***** RECORDS SUPPLIED *****

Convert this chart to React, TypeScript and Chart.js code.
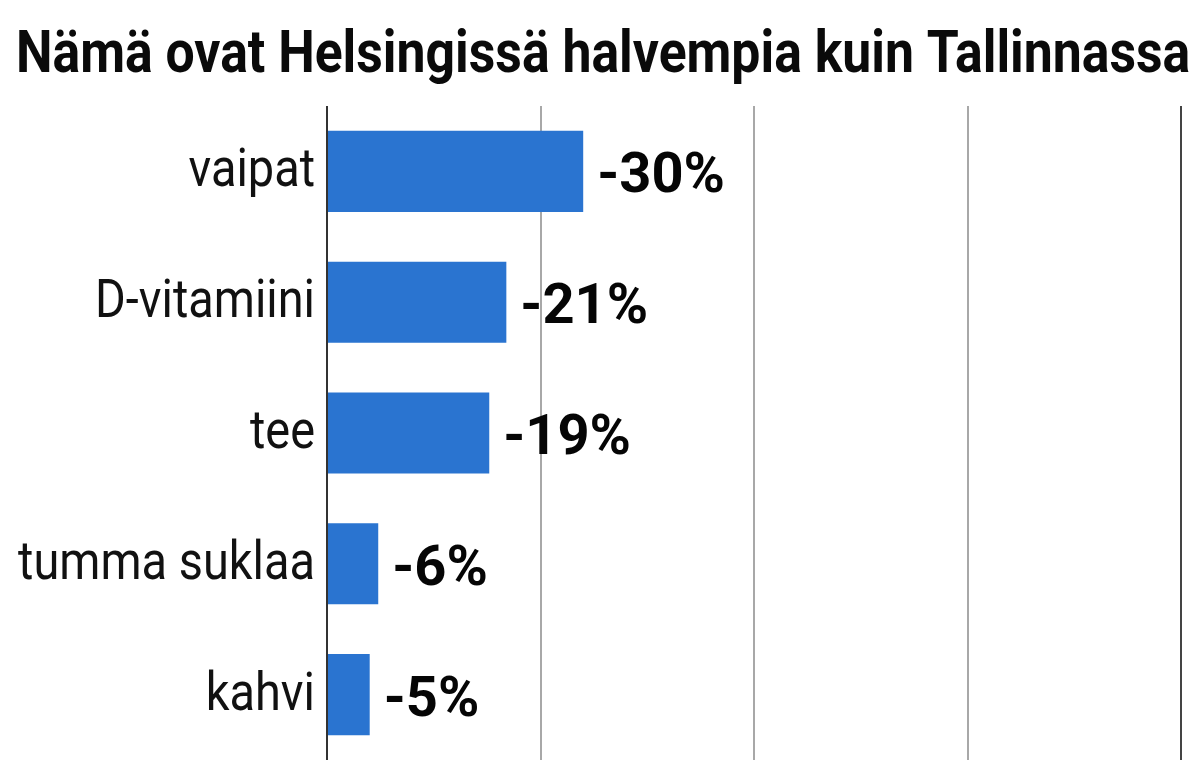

*****
***** RECORDS SUPPLIED *****

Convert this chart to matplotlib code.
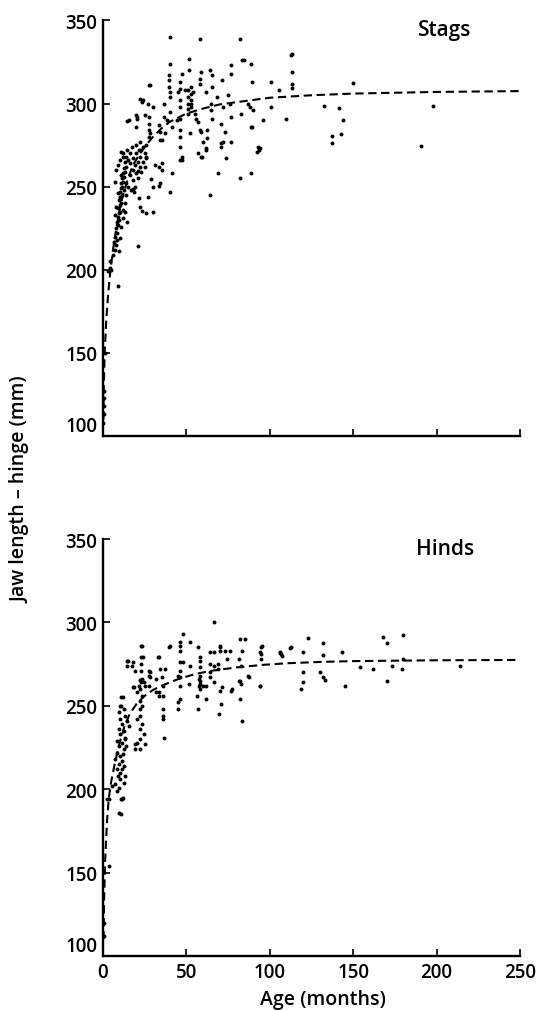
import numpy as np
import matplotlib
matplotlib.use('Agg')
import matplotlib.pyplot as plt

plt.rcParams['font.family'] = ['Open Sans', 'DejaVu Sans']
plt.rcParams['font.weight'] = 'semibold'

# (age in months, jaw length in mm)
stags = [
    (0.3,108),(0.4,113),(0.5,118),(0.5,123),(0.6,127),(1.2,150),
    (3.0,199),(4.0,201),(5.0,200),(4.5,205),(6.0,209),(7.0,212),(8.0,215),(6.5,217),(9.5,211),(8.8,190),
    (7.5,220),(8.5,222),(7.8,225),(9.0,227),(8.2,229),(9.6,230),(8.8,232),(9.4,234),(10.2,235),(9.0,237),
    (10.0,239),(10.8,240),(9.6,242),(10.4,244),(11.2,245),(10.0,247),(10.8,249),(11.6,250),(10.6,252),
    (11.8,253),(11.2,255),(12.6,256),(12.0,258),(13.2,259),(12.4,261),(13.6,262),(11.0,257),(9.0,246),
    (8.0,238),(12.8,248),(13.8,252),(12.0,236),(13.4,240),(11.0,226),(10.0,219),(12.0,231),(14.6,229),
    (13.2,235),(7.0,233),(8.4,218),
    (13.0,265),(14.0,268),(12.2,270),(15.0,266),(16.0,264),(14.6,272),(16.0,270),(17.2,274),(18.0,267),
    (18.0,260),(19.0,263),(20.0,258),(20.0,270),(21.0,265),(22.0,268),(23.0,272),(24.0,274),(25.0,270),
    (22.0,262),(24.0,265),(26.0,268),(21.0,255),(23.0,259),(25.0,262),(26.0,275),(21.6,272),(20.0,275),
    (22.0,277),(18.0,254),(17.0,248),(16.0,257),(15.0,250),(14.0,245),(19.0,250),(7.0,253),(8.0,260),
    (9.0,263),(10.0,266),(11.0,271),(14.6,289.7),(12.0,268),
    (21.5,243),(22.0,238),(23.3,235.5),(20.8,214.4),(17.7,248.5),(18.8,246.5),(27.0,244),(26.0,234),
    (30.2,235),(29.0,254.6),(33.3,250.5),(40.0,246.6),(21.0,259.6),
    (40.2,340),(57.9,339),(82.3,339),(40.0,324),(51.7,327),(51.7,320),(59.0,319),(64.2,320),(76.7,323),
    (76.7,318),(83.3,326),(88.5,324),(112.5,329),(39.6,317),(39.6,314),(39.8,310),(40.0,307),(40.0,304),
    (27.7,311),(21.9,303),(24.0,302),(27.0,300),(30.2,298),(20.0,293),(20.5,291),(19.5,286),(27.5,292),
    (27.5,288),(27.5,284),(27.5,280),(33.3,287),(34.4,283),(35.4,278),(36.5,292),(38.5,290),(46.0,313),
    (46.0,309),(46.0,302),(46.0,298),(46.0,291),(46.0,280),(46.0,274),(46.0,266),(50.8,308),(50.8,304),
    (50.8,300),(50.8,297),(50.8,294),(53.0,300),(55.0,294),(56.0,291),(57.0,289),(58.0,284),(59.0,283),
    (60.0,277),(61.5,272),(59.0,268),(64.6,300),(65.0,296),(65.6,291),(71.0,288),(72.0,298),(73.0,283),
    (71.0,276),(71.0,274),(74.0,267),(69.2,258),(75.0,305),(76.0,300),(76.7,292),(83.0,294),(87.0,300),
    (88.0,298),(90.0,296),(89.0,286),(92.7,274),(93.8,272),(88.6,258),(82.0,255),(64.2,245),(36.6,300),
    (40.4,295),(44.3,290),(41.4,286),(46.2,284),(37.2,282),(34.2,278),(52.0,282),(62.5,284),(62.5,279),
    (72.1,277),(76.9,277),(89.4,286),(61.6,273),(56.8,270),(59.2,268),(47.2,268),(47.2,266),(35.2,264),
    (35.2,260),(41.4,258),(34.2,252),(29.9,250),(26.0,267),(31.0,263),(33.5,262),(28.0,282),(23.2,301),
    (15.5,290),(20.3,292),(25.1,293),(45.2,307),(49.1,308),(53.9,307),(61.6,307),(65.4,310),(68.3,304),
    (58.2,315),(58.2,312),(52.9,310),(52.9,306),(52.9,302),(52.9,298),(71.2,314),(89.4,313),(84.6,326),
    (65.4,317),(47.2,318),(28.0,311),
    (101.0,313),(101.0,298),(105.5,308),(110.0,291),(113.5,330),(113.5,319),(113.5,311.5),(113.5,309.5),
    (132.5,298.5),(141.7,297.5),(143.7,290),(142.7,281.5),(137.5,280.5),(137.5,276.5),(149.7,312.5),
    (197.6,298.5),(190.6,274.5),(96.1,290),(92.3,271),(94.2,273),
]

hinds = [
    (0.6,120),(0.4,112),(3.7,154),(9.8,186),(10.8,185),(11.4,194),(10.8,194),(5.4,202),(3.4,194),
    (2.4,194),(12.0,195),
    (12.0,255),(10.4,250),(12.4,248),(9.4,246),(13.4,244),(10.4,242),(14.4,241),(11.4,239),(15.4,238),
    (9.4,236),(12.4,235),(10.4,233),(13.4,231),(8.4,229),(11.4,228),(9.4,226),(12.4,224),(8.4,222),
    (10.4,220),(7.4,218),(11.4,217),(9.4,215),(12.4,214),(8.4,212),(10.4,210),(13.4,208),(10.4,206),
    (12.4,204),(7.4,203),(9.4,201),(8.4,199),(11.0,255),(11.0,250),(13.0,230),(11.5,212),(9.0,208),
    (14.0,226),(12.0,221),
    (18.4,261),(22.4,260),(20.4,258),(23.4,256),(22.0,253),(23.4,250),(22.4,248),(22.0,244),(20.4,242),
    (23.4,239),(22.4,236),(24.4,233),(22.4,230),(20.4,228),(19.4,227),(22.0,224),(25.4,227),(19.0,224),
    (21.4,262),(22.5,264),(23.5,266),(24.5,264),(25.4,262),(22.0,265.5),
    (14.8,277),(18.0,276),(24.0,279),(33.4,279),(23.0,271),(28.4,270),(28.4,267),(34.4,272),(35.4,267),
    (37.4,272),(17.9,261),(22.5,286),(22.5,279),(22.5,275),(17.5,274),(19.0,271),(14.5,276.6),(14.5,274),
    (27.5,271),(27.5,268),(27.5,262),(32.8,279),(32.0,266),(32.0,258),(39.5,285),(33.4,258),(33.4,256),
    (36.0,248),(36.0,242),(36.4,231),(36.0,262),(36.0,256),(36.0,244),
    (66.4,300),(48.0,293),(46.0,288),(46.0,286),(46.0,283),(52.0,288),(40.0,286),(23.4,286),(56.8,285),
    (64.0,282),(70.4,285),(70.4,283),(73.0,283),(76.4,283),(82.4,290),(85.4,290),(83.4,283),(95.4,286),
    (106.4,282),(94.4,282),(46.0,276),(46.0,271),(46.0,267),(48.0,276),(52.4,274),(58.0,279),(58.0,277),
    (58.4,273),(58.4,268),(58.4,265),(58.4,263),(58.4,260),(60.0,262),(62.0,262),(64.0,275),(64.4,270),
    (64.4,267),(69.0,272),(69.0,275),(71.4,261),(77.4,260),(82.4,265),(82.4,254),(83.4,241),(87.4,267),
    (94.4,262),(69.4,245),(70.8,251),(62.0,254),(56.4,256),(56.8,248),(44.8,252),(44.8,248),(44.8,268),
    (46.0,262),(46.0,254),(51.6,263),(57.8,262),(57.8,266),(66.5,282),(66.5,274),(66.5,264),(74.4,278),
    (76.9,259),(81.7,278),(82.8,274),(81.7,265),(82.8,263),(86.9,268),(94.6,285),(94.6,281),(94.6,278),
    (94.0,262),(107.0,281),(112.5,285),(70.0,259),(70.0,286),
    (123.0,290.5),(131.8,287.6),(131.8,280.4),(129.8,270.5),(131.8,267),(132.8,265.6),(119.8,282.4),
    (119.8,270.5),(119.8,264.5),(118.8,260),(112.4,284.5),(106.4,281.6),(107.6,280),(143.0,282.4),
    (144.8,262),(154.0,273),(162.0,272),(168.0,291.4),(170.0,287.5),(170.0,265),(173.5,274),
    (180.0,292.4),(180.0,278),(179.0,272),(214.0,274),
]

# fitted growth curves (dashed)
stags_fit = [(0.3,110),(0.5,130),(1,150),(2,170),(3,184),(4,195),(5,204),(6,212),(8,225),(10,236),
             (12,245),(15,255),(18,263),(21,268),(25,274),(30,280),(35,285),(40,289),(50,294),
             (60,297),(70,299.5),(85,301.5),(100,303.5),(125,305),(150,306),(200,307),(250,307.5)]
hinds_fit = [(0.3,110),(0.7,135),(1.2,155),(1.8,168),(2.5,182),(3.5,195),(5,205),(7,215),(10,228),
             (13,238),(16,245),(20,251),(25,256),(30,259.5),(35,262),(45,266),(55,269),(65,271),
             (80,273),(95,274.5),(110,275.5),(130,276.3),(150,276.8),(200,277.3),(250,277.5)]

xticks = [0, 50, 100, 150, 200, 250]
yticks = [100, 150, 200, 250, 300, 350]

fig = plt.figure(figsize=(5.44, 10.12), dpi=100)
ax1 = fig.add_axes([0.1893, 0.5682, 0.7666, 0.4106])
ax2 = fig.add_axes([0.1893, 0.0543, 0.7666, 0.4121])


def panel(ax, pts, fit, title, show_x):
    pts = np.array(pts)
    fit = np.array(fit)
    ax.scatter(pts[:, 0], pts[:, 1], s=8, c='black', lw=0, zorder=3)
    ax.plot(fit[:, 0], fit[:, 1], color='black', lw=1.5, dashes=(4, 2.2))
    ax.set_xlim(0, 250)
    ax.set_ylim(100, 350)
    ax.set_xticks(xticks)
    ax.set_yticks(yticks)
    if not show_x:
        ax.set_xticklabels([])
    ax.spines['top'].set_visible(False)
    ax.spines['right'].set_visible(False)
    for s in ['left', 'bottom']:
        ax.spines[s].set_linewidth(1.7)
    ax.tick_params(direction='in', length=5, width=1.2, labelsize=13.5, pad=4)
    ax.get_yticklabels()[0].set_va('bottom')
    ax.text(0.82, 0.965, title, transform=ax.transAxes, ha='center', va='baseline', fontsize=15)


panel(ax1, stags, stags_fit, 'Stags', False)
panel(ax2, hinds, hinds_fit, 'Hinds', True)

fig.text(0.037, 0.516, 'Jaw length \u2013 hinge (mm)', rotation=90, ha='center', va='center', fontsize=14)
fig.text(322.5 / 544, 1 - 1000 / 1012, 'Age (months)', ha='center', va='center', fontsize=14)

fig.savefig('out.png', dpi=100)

*****
***** RECORDS SUPPLIED *****

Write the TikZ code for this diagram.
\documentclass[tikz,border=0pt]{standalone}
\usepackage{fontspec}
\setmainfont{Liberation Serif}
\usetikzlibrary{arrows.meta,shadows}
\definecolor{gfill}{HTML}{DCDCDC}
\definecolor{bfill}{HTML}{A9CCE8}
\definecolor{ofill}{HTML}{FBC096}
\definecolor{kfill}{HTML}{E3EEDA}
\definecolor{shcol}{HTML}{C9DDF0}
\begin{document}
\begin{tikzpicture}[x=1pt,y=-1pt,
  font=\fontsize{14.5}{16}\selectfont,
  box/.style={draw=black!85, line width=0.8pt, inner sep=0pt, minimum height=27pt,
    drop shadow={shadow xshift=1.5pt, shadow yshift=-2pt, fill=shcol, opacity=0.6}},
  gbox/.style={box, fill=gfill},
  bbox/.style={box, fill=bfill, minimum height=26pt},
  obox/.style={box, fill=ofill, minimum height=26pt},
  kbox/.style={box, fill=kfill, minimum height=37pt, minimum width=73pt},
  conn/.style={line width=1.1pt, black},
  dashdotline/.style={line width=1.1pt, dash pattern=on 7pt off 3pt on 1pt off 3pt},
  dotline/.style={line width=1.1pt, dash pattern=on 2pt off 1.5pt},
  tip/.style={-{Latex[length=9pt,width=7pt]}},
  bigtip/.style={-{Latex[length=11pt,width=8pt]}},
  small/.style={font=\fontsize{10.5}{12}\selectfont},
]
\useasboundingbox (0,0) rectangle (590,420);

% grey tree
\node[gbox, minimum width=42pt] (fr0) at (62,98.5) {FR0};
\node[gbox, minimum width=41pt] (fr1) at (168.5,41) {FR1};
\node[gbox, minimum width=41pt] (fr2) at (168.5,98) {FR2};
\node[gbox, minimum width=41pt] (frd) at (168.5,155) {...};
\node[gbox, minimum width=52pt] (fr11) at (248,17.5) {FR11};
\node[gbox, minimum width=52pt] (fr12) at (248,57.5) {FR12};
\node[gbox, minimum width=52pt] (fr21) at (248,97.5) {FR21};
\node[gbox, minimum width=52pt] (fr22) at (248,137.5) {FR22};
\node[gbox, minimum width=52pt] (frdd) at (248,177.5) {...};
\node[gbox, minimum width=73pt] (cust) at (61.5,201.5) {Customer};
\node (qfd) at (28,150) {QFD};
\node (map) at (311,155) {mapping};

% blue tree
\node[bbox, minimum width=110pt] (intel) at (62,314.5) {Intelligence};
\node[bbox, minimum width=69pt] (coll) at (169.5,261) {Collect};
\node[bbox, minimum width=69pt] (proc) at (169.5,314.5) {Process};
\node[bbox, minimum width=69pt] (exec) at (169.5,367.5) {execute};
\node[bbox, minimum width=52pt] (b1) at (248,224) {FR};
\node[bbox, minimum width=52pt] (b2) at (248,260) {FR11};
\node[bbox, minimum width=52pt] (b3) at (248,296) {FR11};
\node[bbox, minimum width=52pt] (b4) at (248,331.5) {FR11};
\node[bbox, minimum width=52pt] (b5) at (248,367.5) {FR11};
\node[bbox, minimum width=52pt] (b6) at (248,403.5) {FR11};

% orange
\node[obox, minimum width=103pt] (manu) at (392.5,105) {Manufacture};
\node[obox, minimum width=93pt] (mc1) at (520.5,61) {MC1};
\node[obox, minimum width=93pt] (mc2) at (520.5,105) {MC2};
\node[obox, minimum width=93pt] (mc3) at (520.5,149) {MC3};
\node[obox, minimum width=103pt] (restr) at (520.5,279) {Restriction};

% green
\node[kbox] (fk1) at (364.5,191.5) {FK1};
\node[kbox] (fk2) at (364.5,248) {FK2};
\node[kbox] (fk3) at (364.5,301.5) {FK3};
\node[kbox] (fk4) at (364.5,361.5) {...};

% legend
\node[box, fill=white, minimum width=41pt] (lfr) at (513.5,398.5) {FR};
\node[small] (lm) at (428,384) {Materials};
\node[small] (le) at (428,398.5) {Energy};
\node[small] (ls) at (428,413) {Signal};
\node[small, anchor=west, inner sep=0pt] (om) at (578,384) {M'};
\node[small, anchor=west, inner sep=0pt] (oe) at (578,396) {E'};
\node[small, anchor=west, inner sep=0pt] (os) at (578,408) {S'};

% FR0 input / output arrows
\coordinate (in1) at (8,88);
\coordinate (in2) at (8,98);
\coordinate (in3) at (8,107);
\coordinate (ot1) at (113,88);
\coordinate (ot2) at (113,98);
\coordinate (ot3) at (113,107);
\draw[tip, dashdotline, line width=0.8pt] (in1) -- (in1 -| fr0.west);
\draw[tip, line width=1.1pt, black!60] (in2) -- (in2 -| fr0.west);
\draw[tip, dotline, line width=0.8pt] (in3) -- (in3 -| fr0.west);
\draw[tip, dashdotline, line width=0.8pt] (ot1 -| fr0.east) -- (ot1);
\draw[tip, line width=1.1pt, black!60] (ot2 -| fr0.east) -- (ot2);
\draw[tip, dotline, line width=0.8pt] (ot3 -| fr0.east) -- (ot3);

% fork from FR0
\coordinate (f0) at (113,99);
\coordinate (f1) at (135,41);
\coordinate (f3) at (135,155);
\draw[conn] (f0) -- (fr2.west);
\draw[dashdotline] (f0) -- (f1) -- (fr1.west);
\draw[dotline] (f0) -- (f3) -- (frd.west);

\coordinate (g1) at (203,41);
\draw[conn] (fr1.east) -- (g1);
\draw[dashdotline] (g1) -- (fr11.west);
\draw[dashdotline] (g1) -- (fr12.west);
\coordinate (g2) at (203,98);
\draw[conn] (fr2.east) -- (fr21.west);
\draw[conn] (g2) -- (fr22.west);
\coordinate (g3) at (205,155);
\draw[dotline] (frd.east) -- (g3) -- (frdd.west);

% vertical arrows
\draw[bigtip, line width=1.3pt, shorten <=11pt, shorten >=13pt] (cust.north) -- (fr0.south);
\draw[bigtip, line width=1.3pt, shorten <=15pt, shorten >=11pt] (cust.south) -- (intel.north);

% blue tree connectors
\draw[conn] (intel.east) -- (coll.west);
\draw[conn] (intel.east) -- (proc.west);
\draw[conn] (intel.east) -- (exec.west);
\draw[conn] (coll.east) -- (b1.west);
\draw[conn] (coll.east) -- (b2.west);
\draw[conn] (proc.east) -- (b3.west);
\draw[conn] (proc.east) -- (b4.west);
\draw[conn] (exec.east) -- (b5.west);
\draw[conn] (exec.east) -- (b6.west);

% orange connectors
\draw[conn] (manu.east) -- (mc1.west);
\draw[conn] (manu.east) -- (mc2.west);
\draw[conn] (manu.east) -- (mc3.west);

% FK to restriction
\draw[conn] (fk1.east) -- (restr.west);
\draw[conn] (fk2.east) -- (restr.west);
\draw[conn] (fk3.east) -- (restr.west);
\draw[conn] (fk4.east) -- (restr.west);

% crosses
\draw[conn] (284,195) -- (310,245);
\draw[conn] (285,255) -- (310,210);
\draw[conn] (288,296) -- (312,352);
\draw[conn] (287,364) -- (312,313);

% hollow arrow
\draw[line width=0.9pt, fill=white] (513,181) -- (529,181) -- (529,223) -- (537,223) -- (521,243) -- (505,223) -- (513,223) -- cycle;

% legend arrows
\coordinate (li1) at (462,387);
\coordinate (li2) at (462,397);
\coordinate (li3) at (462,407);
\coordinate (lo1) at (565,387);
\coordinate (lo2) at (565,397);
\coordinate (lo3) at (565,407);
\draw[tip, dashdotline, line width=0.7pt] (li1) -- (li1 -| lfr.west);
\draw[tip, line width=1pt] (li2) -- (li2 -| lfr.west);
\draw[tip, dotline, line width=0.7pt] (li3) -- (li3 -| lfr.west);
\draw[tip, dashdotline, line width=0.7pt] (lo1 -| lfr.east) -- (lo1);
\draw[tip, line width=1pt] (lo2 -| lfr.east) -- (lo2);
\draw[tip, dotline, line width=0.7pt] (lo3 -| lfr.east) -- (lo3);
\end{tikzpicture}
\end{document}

*****

# WHAT NEEDS TO BE DONE:
Exactly the lines from the line containing "Write the TikZ code for this diagram." to the line containing "(map) at (311,155)", both included, are to be set down; no other line belongs in the answer.

# RESULT BELOW:
Write the TikZ code for this diagram.
\documentclass[tikz,border=0pt]{standalone}
\usepackage{fontspec}
\setmainfont{Liberation Serif}
\usetikzlibrary{arrows.meta,shadows}
\definecolor{gfill}{HTML}{DCDCDC}
\definecolor{bfill}{HTML}{A9CCE8}
\definecolor{ofill}{HTML}{FBC096}
\definecolor{kfill}{HTML}{E3EEDA}
\definecolor{shcol}{HTML}{C9DDF0}
\begin{document}
\begin{tikzpicture}[x=1pt,y=-1pt,
  font=\fontsize{14.5}{16}\selectfont,
  box/.style={draw=black!85, line width=0.8pt, inner sep=0pt, minimum height=27pt,
    drop shadow={shadow xshift=1.5pt, shadow yshift=-2pt, fill=shcol, opacity=0.6}},
  gbox/.style={box, fill=gfill},
  bbox/.style={box, fill=bfill, minimum height=26pt},
  obox/.style={box, fill=ofill, minimum height=26pt},
  kbox/.style={box, fill=kfill, minimum height=37pt, minimum width=73pt},
  conn/.style={line width=1.1pt, black},
  dashdotline/.style={line width=1.1pt, dash pattern=on 7pt off 3pt on 1pt off 3pt},
  dotline/.style={line width=1.1pt, dash pattern=on 2pt off 1.5pt},
  tip/.style={-{Latex[length=9pt,width=7pt]}},
  bigtip/.style={-{Latex[length=11pt,width=8pt]}},
  small/.style={font=\fontsize{10.5}{12}\selectfont},
]
\useasboundingbox (0,0) rectangle (590,420);

% grey tree
\node[gbox, minimum width=42pt] (fr0) at (62,98.5) {FR0};
\node[gbox, minimum width=41pt] (fr1) at (168.5,41) {FR1};
\node[gbox, minimum width=41pt] (fr2) at (168.5,98) {FR2};
\node[gbox, minimum width=41pt] (frd) at (168.5,155) {...};
\node[gbox, minimum width=52pt] (fr11) at (248,17.5) {FR11};
\node[gbox, minimum width=52pt] (fr12) at (248,57.5) {FR12};
\node[gbox, minimum width=52pt] (fr21) at (248,97.5) {FR21};
\node[gbox, minimum width=52pt] (fr22) at (248,137.5) {FR22};
\node[gbox, minimum width=52pt] (frdd) at (248,177.5) {...};
\node[gbox, minimum width=73pt] (cust) at (61.5,201.5) {Customer};
\node (qfd) at (28,150) {QFD};
\node (map) at (311,155) {mapping};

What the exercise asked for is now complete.